Until the entrypoint is patched, the password will be in the server process’s environment on every start. The practical mitigations reduce the likelihood that it can be read and limit the damage if it is.

1. Treat C extensions as code you own. Before installing a C extension, read the source. Pin the version and require a deliberate review before any update that touches C code. Check pg_extension for unexpected installations. The attack demonstrated in this post requires a C extension to be loaded; extension hygiene is the most direct control available today.

2. Minimise superuser accounts and audit grants. Keep the number of superuser accounts to the minimum required. Periodically check who has execute permission on functions that access OS resources. The normaluser in the demo could read the password only because a superuser had granted it access.

3. Eliminate the password for the admin user where possible. The official Docker image uses Unix socket trust authentication for local connections by default. Administrative work that runs inside the container — backups, maintenance scripts — can connect over the socket without a password, which means POSTGRES_PASSWORD need not be set at all for those use cases.

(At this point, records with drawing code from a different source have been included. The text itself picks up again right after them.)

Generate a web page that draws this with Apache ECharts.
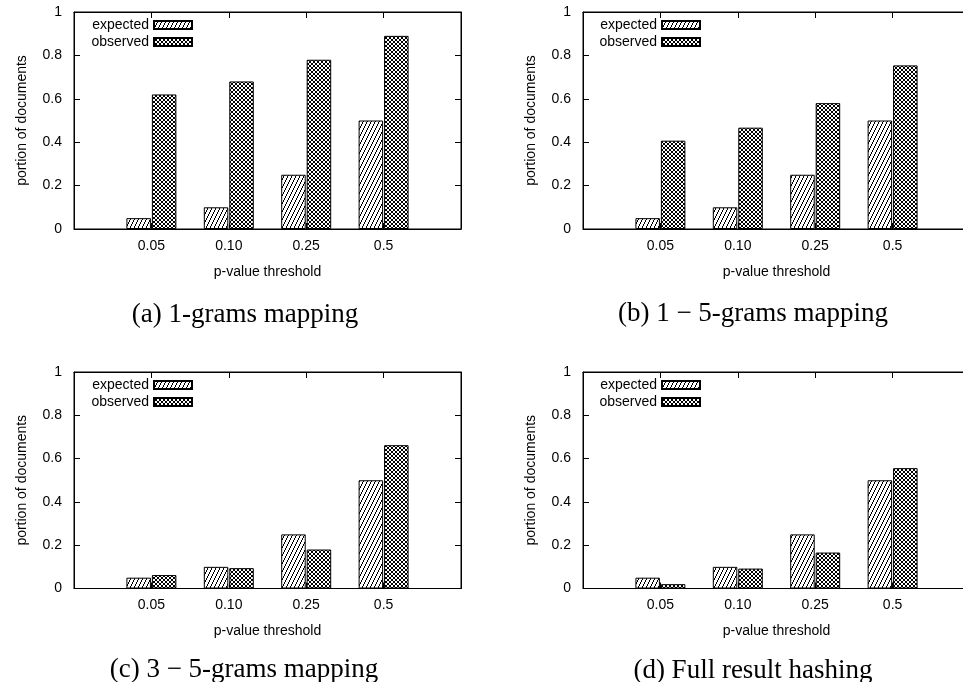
<!DOCTYPE html>
<html>
<head>
<meta charset="utf-8">
<script src="https://cdn.jsdelivr.net/npm/echarts@6/dist/echarts.min.js"></script>
<style>html,body{margin:0;padding:0;background:#fff;overflow:hidden;}#chart{width:963px;height:682px;}</style>
</head>
<body>
<div id="chart"></div>
<script>
// ---- data ----
const categories = ['0.05', '0.10', '0.25', '0.5'];
const yTickLabels = ['0', '0.2', '0.4', '0.6', '0.8', '1'];
const expectedA = [0.05, 0.10, 0.25, 0.50];
const observedA = [0.62, 0.68, 0.78, 0.89];
const expectedB = [0.05, 0.10, 0.25, 0.50];
const observedB = [0.407, 0.467, 0.580, 0.754];
const expectedC = [0.05, 0.10, 0.25, 0.50];
const observedC = [0.062, 0.094, 0.180, 0.662];
const expectedD = [0.05, 0.10, 0.25, 0.50];
const observedD = [0.020, 0.092, 0.166, 0.556];
const captions = ['(a) 1-grams mapping', '(b) 1 \u2212 5-grams mapping', '(c) 3 \u2212 5-grams mapping', '(d) Full result hashing'];
const seriesNames = ['expected', 'observed'];
const xAxisName = 'p-value threshold';
const yAxisName = 'portion of documents';

// ---- patterns ----
function stripeCanvas() {
  const c = document.createElement('canvas'); c.width = 4; c.height = 8;
  const g = c.getContext('2d');
  g.fillStyle = '#fff'; g.fillRect(0, 0, 4, 8);
  g.fillStyle = '#000';
  for (let x = 0; x < 4; x++) g.fillRect(x, 6 - 2 * x, 1, 2);
  return c;
}
function crossCanvas() {
  const c = document.createElement('canvas'); c.width = 4; c.height = 4;
  const g = c.getContext('2d');
  g.fillStyle = '#fff'; g.fillRect(0, 0, 4, 4);
  g.fillStyle = '#000';
  for (let i = 0; i < 4; i++) { g.fillRect(i, i, 1, 1); g.fillRect(3 - i, i, 1, 1); }
  return c;
}
const stripe = { image: stripeCanvas(), repeat: 'repeat' };
const cross = { image: crossCanvas(), repeat: 'repeat' };

const FONT = '"Liberation Sans", Arial, sans-serif';
const panels = [
  { exp: expectedA, obs: observedA, left: 74, top: 12, h: 217, legRight: 770, legTop: 18, cap: [245, 315] },
  { exp: expectedB, obs: observedB, left: 583, top: 12, h: 217, legRight: 262, legTop: 18, cap: [753, 314] },
  { exp: expectedC, obs: observedC, left: 74, top: 372, h: 216.5, legRight: 770, legTop: 378, cap: [244, 670] },
  { exp: expectedD, obs: observedD, left: 583, top: 372, h: 216.5, legRight: 262, legTop: 378, cap: [753, 671] }
];
const axisCats = [''].concat(categories, ['']);
const pad = arr => ['-'].concat(arr, ['-']);

const grid = [], xAxis = [], yAxis = [], series = [], legend = [], graphic = [];
panels.forEach((p, i) => {
  grid.push({ left: p.left, top: p.top, width: 387, height: p.h, show: true, borderColor: '#000', borderWidth: 1,
    backgroundColor: 'transparent', outerBoundsMode: 'none', containLabel: false });
  const lineStyle = { color: '#000', width: 1 };
  xAxis.push({
    type: 'category', gridIndex: i, data: axisCats, boundaryGap: false, position: 'bottom',
    axisLine: { show: true, onZero: false, lineStyle }, axisTick: { show: true, inside: true, length: 6, lineStyle },
    axisLabel: { show: true, color: '#000', fontSize: 14, fontFamily: FONT, margin: 10, interval: 0 },
    splitLine: { show: false },
    name: xAxisName, nameLocation: 'middle', nameGap: 36,
    nameTextStyle: { color: '#000', fontSize: 14, fontFamily: FONT }
  });
  xAxis.push({
    type: 'category', gridIndex: i, data: axisCats, boundaryGap: false, position: 'top',
    axisLine: { show: true, onZero: false, lineStyle }, axisTick: { show: true, inside: true, length: 6, lineStyle },
    axisLabel: { show: false }, splitLine: { show: false }
  });
  yAxis.push({
    type: 'value', gridIndex: i, min: 0, max: 1, interval: 0.2, position: 'left',
    axisLine: { show: true, onZero: false, lineStyle }, axisTick: { show: true, inside: true, length: 6, lineStyle },
    axisLabel: { color: '#000', fontSize: 14, fontFamily: FONT, margin: 12,
      formatter: (v) => yTickLabels[Math.round(v / 0.2)] },
    splitLine: { show: false },
    name: yAxisName, nameLocation: 'middle', nameGap: 45,
    nameTextStyle: { color: '#000', fontSize: 14, fontFamily: FONT }
  });
  yAxis.push({
    type: 'value', gridIndex: i, min: 0, max: 1, interval: 0.2, position: 'right',
    axisLine: { show: true, onZero: false, lineStyle }, axisTick: { show: true, inside: true, length: 6, lineStyle },
    axisLabel: { show: false }, splitLine: { show: false }
  });
  const common = { type: 'bar', xAxisIndex: 2 * i, yAxisIndex: 2 * i, barWidth: 24.5, barGap: '4%', silent: true, animation: false };
  series.push(Object.assign({}, common, { name: seriesNames[0], data: pad(p.exp),
    itemStyle: { color: stripe, borderColor: '#000', borderWidth: 1 } }));
  series.push(Object.assign({}, common, { name: seriesNames[1], data: pad(p.obs),
    itemStyle: { color: cross, borderColor: '#000', borderWidth: 1 } }));
  legend.push({
    data: seriesNames, orient: 'vertical', align: 'right', right: p.legRight, top: p.legTop,
    padding: 0, itemWidth: 38, itemHeight: 8, itemGap: 3, icon: 'rect', selectedMode: false,
    textStyle: { color: '#000', fontSize: 14, fontFamily: FONT, lineHeight: 14 }
  });
  graphic.push({
    type: 'text', x: p.cap[0], y: p.cap[1],
    style: { text: captions[i], fill: '#000', font: '27px "Liberation Serif", "Times New Roman", serif',
      textAlign: 'center', textVerticalAlign: 'middle', align: 'center', verticalAlign: 'middle' }
  });
});

const chart = echarts.init(document.getElementById('chart'), null, { renderer: 'canvas' });
chart.setOption({ animation: false, backgroundColor: '#fff', grid, xAxis, yAxis, series, legend, graphic });
</script>
</body>
</html>
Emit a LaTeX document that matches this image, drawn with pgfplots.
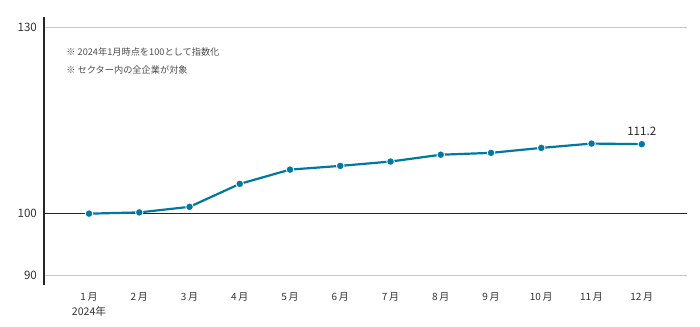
\documentclass[border=0pt]{standalone}
\usepackage{pgfplots}
\pgfplotsset{compat=1.18}
\usepackage{fontspec}
\setmainfont{Noto Sans CJK JP}
\definecolor{lineblue}{RGB}{0,120,162}
\definecolor{txt}{RGB}{51,51,51}
\begin{document}
\begin{tikzpicture}
\useasboundingbox (-22pt,-20.5pt) rectangle (328pt,142.5pt);
\begin{axis}[
  at={(0,0)}, anchor=south west,
  scale only axis, width=321.5pt, height=134pt,
  xmin=0.104, xmax=12.9, ymin=88.5, ymax=131.7,
  axis x line=none,
  axis y line*=left,
  y axis line style={draw=black!85, line width=0.6pt},
  ytick={90,130},
  extra y ticks={100},
  extra y tick style={grid style={black!85, line width=0.6pt}},
  ymajorgrids, grid style={black!22, line width=0.5pt},
  major tick length=0pt,
  yticklabel style={font=\fontsize{5.8}{6}\selectfont, text=txt},
  /pgf/number format/assume math mode=true,
  clip=false,
]
\addplot[lineblue, line width=1.1pt, mark=*, mark size=1.9pt,
  mark options={fill=lineblue, draw=white, line width=0.4pt}]
  coordinates {(1,100) (2,100.2) (3,101.1) (4,104.8) (5,107.1) (6,107.7)
  (7,108.4) (8,109.5) (9,109.8) (10,110.6) (11,111.3) (12,111.2)};
\node[above, font=\fontsize{5.8}{6}\selectfont, text=black!85, inner sep=2pt] at (axis cs:12,111.9) {111.2};
\foreach \m in {1,...,12}{
  \edef\tmp{\noexpand\node[anchor=north, font=\noexpand\fontsize{5}{5}\noexpand\selectfont, text=txt, inner sep=0pt] at (axis cs:\m,88.5) [yshift=-3.4pt] {\m\noexpand\,月};}
  \tmp
}
\node[anchor=north, font=\fontsize{5.3}{5}\selectfont, text=txt, inner sep=0pt] at (axis cs:1,88.5) [yshift=-10.6pt] {2024年};
\end{axis}
\node[anchor=west, font=\fontsize{4.6}{5}\selectfont, text=black!70, inner sep=0pt] at (11pt,116.5pt) {※ 2024年1月時点を100として指数化};
\node[anchor=west, font=\fontsize{4.6}{5}\selectfont, text=black!70, inner sep=0pt] at (11pt,107.5pt) {※ セクター内の全企業が対象};
\end{tikzpicture}
\end{document}
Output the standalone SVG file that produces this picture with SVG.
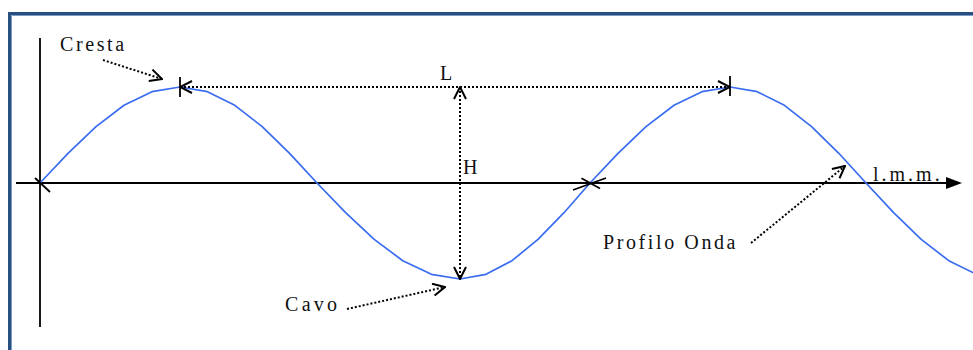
<svg xmlns="http://www.w3.org/2000/svg" width="973" height="350" viewBox="0 0 973 350">
<style>
.lbl{font-family:"Liberation Serif","Times New Roman",serif;font-size:20px;fill:#111;letter-spacing:2.6px}
.ax{stroke:#000;stroke-width:1.8;fill:none}
.tick{stroke:#000;stroke-width:1.8;fill:none}
.dot{stroke:#000;stroke-width:2;fill:none;stroke-dasharray:2 2}
.wave{stroke:#3a6cf0;stroke-width:1.7;fill:none;stroke-linejoin:round}
</style>
<defs>
<marker id="open" viewBox="0 0 14 14" markerWidth="14" markerHeight="14" refX="13" refY="7" orient="auto-start-reverse" markerUnits="userSpaceOnUse">
<path d="M1,1 L13,7 L1,13" fill="none" stroke="#000" stroke-width="2"/>
</marker>
</defs>
<rect width="973" height="350" fill="#fff"/>
<g id="frame">
<path d="M9.5,360 V13.5 H985" fill="none" stroke="#27507f" stroke-width="3"/>
<path d="M11.5,360 V15.5 H985" fill="none" stroke="#7d9bc6" stroke-width="1"/>
</g>
<g id="axes">
<line class="ax" x1="40" y1="38" x2="40" y2="327"/>
<line class="ax" x1="16" y1="183" x2="950" y2="183"/>
<polygon points="946,177 962,183 946,189" fill="#000"/>
</g>
<g id="wave">
<polyline class="wave" points="40,183 68,153.3 96,126.6 124,105.3 152,91.7 180,87 207.4,91.7 234.8,105.3 262.2,126.6 289.6,153.3 317,183 345.6,212.7 374.2,239.4 402.8,260.7 431.4,274.3 460,279 486,274.3 512,260.7 538,239.4 564,212.7 590,183 618,153.3 646,126.6 674,105.3 702,91.7 730,87 757.2,91.7 784.4,105.3 811.6,126.6 838.8,153.3 866,183 893.6,212.7 921.2,239.4 948.8,260.7 976.4,274.3"/>
</g>
<g id="ticks">
<line class="tick" x1="35" y1="178" x2="50" y2="192"/>
<line class="tick" x1="180" y1="77" x2="180" y2="97"/>
<line class="tick" x1="730" y1="76" x2="730" y2="96"/>
<line class="tick" x1="573" y1="190" x2="606" y2="178"/>
<line class="tick" x1="581.5" y1="178.3" x2="600" y2="188.5"/>
</g>
<g id="connectors">
<line class="dot" x1="180" y1="87" x2="730" y2="87" marker-start="url(#open)" marker-end="url(#open)"/>
<line class="dot" x1="460" y1="87" x2="460" y2="279" marker-start="url(#open)" marker-end="url(#open)"/>
<line class="dot" x1="103" y1="60" x2="162" y2="79" marker-end="url(#open)"/>
<line class="dot" x1="347" y1="309" x2="445" y2="287" marker-end="url(#open)"/>
<line class="dot" x1="751" y1="243" x2="845" y2="166" marker-end="url(#open)"/>
</g>
<g id="label-cresta"><text class="lbl" x="60" y="51">Cresta</text></g>
<g id="label-L"><text class="lbl" x="440" y="80">L</text></g>
<g id="label-H"><text class="lbl" x="463" y="174">H</text></g>
<g id="label-lmm"><text class="lbl" x="873" y="181" style="letter-spacing:3px">l.m.m.</text></g>
<g id="label-profilo"><text class="lbl" x="603" y="249">Profilo Onda</text></g>
<g id="label-cavo"><text class="lbl" x="285" y="311" style="letter-spacing:3.3px">Cavo</text></g>
</svg>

4. Use a secrets manager that bypasses the entrypoint entirely. Tools like HashiCorp Vault with dynamic credentials issue short-lived database credentials on demand. The server never receives a bootstrap password through its environment, and any exfiltrated credential expires quickly.

The underlying principle

The problem is not in PostgreSQL, and it is not a design flaw in Docker, nor a design mistake in PostgreSQL. Environment variables are process-visible by design. Any code running in a process can read environ, and PostgreSQL’s extension system makes that property concrete because C extensions run inside the server process with direct access to its memory.

The exposure exists because the official Docker image’s entrypoint exports the password into the environment before starting the server and never cleans it up. The password has done its job but is left in environ for the lifetime of the container. A single unset line placed just before the final exec is all it takes to close it.